Author/Authors :
S. Fritzsche، نويسنده , , J. Anton، نويسنده ,
Abstract :
Determinant expansions of atomic wave functions have several advantages for calculating transition probabilities and cross sections. For instance, such a representation can easily be applied to rather a large number of transition operators and also in order to include rearrangement effects of the bound-state density following the excitation or the decay of an atomic state. In practice, the rearrangement of the electron density is most simply taken into account if the variation of the initial and final state wave functions is carried out separately in studying transition or ionization processes.

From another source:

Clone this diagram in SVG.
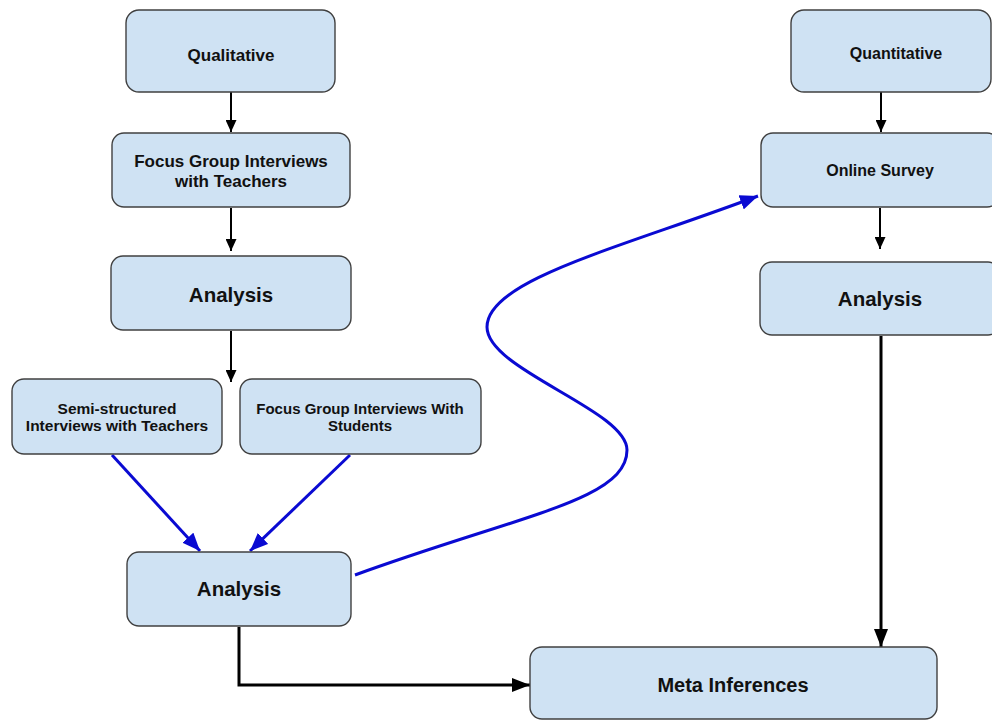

Of course, such a computational procedure yields sets of one-electron orbitals which are not quite orthogonal to each other and which do require special care in evaluating the (many-electron) transition matrix.For relativistic wave functions of the atomic structure package GRASP92 [F.A. Parpia, C.F. Fischer, I.P. Grant, CPC 92 (1996) 249], a determinant representation of the atomic states is obtained by the CESD97 program [S. Fritzsche, I.P. Grant, CPC 103 (1997) 277]. This program performs a complete expansion of symmetry-adapted functions and has been found useful in a number of applications. For accurate transition probability studies, however, often large wave function expansions of several ten or even hundred thousand determinants are required which cannot be handled by CESD97 due to the demand on memory and computing time. Further difficulties were caused by the tight binding of both GRASP92 and CESD97 to the IBM XL Fortran standard. To overcome these difficulties and to facilitate the transfer to other architectures, CESD97 has entirely been rewritten according to the ANSI standard Fortran 90/95. The new version, CESD99, considerably improves the efficiency of large computations and, now, enables wave function expansions based on several (hundred) thousand determinants. The conversion to Fortran 90/95 is considered as major step to render the CESD program ready to use for systematic investigations of open-shell atoms. CESD99 is part of the RATIP package for the calculation of relativistic atomic transition and ionization properties and will be distributed within this framework [S. Fritzsche, C.F. Fischer, C.Z. Dong, this volume].